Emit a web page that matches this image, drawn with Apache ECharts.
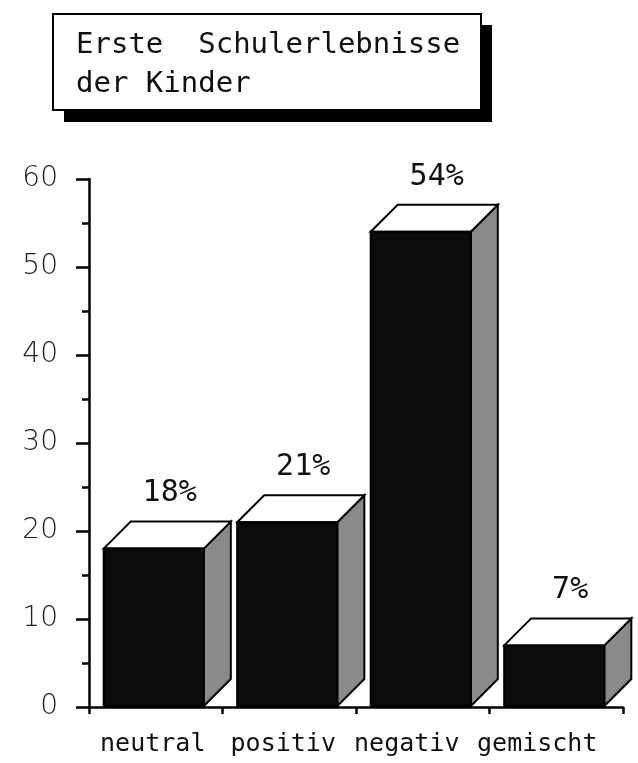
<!DOCTYPE html>
<html>
<head>
<meta charset="utf-8">
<script src="https://cdn.jsdelivr.net/npm/echarts@6/dist/echarts.min.js"></script>
<style>
  html, body { margin: 0; padding: 0; background: #fff; }
  #chart { width: 638px; height: 763px; }
</style>
</head>
<body>
<div id="chart"></div>
<script>
// Erste Schulerlebnisse der Kinder
const titleLines = ["Erste  Schulerlebnisse", "der Kinder"];
const categories = ["neutral", "positiv", "negativ", "gemischt"];
const values = [18, 21, 54, 7];
const percentLabels = ["18%", "21%", "54%", "7%"];

const DEPTH = 27; // 3d offset of the bars
const monoFont = "DejaVu Sans Mono";

const myChart = echarts.init(document.getElementById("chart"));

// small per label shift, the old labels are not quite centred
const labelShift = [3, 6, 16, 19];
const rich = {};
labelShift.forEach((s, i) => {
  rich["c" + i] = {
    fontFamily: monoFont,
    fontSize: 25,
    color: "#111",
    padding: [0, s * 2, 0, 0]
  };
});

function renderBar(params, api) {
  const i = api.value(0);
  const top = api.coord([i, api.value(1)]);
  const base = api.coord([i, 0]);
  const band = api.size([1, 0])[0];
  const w = band * 0.75;
  const fl = top[0] - band / 2 + band * 0.11;
  const fr = fl + w;
  const ty = top[1];
  const by = base[1] - 1;
  const line = { stroke: "#000", lineWidth: 2, lineJoin: "miter" };
  return {
    type: "group",
    children: [
      {
        type: "polygon",
        shape: { points: [[fr, ty], [fr + DEPTH, ty - DEPTH], [fr + DEPTH, by - DEPTH], [fr, by]] },
        style: Object.assign({ fill: "#8a8a8a" }, line)
      },
      {
        type: "polygon",
        shape: { points: [[fl, ty], [fl + DEPTH, ty - DEPTH], [fr + DEPTH, ty - DEPTH], [fr, ty]] },
        style: Object.assign({ fill: "#fff" }, line)
      },
      {
        type: "rect",
        shape: { x: fl, y: ty, width: w, height: by - ty },
        style: Object.assign({ fill: "#0b0b0b" }, line)
      },
      {
        type: "text",
        x: fl + 66,
        y: ty - DEPTH - 28,
        style: {
          text: percentLabels[i],
          fontFamily: monoFont,
          fontSize: 30,
          fill: "#111",
          align: "center",
          verticalAlign: "middle"
        }
      }
    ]
  };
}

let option = {
  backgroundColor: "#fff",
  animation: false,
  grid: {
    left: 89,
    right: 15,
    top: 179,
    bottom: 56
  },
  graphic: [
    {
      type: "rect",
      shape: { x: 64, y: 25, width: 428, height: 97 },
      style: { fill: "#000" }
    },
    {
      type: "rect",
      shape: { x: 53, y: 14, width: 428, height: 96 },
      style: { fill: "#fff", stroke: "#000", lineWidth: 2 }
    },
    {
      type: "text",
      left: 76,
      top: 26,
      style: {
        text: titleLines.join("\n"),
        fontFamily: monoFont,
        fontSize: 29,
        lineHeight: 39,
        fill: "#111"
      }
    }
  ],
  xAxis: {
    type: "category",
    data: categories,
    boundaryGap: true,
    offset: 2,
    axisLine: { lineStyle: { color: "#000", width: 2.5 } },
    axisTick: { show: true, length: 7, lineStyle: { color: "#000", width: 2.5 } },
    axisLabel: {
      margin: 23,
      interval: 0,
      formatter: (v, idx) => "{c" + idx + "|" + v + "}",
      rich: rich
    }
  },
  yAxis: {
    type: "value",
    min: 0,
    max: 60,
    interval: 10,
    axisLine: { show: true, lineStyle: { color: "#000", width: 2.5 } },
    axisTick: { show: true, length: 13, lineStyle: { color: "#000", width: 2.5 } },
    minorTick: { show: true, splitNumber: 2, length: 7, lineStyle: { color: "#000", width: 2.5 } },
    splitLine: { show: false },
    axisLabel: {
      margin: 31,
      fontFamily: "DejaVu Sans",
      fontWeight: 200,
      fontSize: 28,
      color: "#222"
    }
  },
  series: [
    {
      type: "custom",
      renderItem: renderBar,
      clip: false,
      data: values.map((v, i) => [i, v])
    }
  ]
};

myChart.setOption(option);
</script>
</body>
</html>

^^^^^^^^

**Task to complete**
Quote the data above in full, leaving out the pictures it holds.

**Exercise response**
Emit a web page that matches this image, drawn with Apache ECharts.
<!DOCTYPE html>
<html>
<head>
<meta charset="utf-8">
<script src="https://cdn.jsdelivr.net/npm/echarts@6/dist/echarts.min.js"></script>
<style>
  html, body { margin: 0; padding: 0; background: #fff; }
  #chart { width: 638px; height: 763px; }
</style>
</head>
<body>
<div id="chart"></div>
<script>
// Erste Schulerlebnisse der Kinder
const titleLines = ["Erste  Schulerlebnisse", "der Kinder"];
const categories = ["neutral", "positiv", "negativ", "gemischt"];
const values = [18, 21, 54, 7];
const percentLabels = ["18%", "21%", "54%", "7%"];

const DEPTH = 27; // 3d offset of the bars
const monoFont = "DejaVu Sans Mono";

const myChart = echarts.init(document.getElementById("chart"));

// small per label shift, the old labels are not quite centred
const labelShift = [3, 6, 16, 19];
const rich = {};
labelShift.forEach((s, i) => {
  rich["c" + i] = {
    fontFamily: monoFont,
    fontSize: 25,
    color: "#111",
    padding: [0, s * 2, 0, 0]
  };
});

function renderBar(params, api) {
  const i = api.value(0);
  const top = api.coord([i, api.value(1)]);
  const base = api.coord([i, 0]);
  const band = api.size([1, 0])[0];
  const w = band * 0.75;
  const fl = top[0] - band / 2 + band * 0.11;
  const fr = fl + w;
  const ty = top[1];
  const by = base[1] - 1;
  const line = { stroke: "#000", lineWidth: 2, lineJoin: "miter" };
  return {
    type: "group",
    children: [
      {
        type: "polygon",
        shape: { points: [[fr, ty], [fr + DEPTH, ty - DEPTH], [fr + DEPTH, by - DEPTH], [fr, by]] },
        style: Object.assign({ fill: "#8a8a8a" }, line)
      },
      {
        type: "polygon",
        shape: { points: [[fl, ty], [fl + DEPTH, ty - DEPTH], [fr + DEPTH, ty - DEPTH], [fr, ty]] },
        style: Object.assign({ fill: "#fff" }, line)
      },
      {
        type: "rect",
        shape: { x: fl, y: ty, width: w, height: by - ty },
        style: Object.assign({ fill: "#0b0b0b" }, line)
      },
      {
        type: "text",
        x: fl + 66,
        y: ty - DEPTH - 28,
        style: {
          text: percentLabels[i],
          fontFamily: monoFont,
          fontSize: 30,
          fill: "#111",
          align: "center",
          verticalAlign: "middle"
        }
      }
    ]
  };
}

let option = {
  backgroundColor: "#fff",
  animation: false,
  grid: {
    left: 89,
    right: 15,
    top: 179,
    bottom: 56
  },
  graphic: [
    {
      type: "rect",
      shape: { x: 64, y: 25, width: 428, height: 97 },
      style: { fill: "#000" }
    },
    {
      type: "rect",
      shape: { x: 53, y: 14, width: 428, height: 96 },
      style: { fill: "#fff", stroke: "#000", lineWidth: 2 }
    },
    {
      type: "text",
      left: 76,
      top: 26,
      style: {
        text: titleLines.join("\n"),
        fontFamily: monoFont,
        fontSize: 29,
        lineHeight: 39,
        fill: "#111"
      }
    }
  ],
  xAxis: {
    type: "category",
    data: categories,
    boundaryGap: true,
    offset: 2,
    axisLine: { lineStyle: { color: "#000", width: 2.5 } },
    axisTick: { show: true, length: 7, lineStyle: { color: "#000", width: 2.5 } },
    axisLabel: {
      margin: 23,
      interval: 0,
      formatter: (v, idx) => "{c" + idx + "|" + v + "}",
      rich: rich
    }
  },
  yAxis: {
    type: "value",
    min: 0,
    max: 60,
    interval: 10,
    axisLine: { show: true, lineStyle: { color: "#000", width: 2.5 } },
    axisTick: { show: true, length: 13, lineStyle: { color: "#000", width: 2.5 } },
    minorTick: { show: true, splitNumber: 2, length: 7, lineStyle: { color: "#000", width: 2.5 } },
    splitLine: { show: false },
    axisLabel: {
      margin: 31,
      fontFamily: "DejaVu Sans",
      fontWeight: 200,
      fontSize: 28,
      color: "#222"
    }
  },
  series: [
    {
      type: "custom",
      renderItem: renderBar,
      clip: false,
      data: values.map((v, i) => [i, v])
    }
  ]
};

myChart.setOption(option);
</script>
</body>
</html>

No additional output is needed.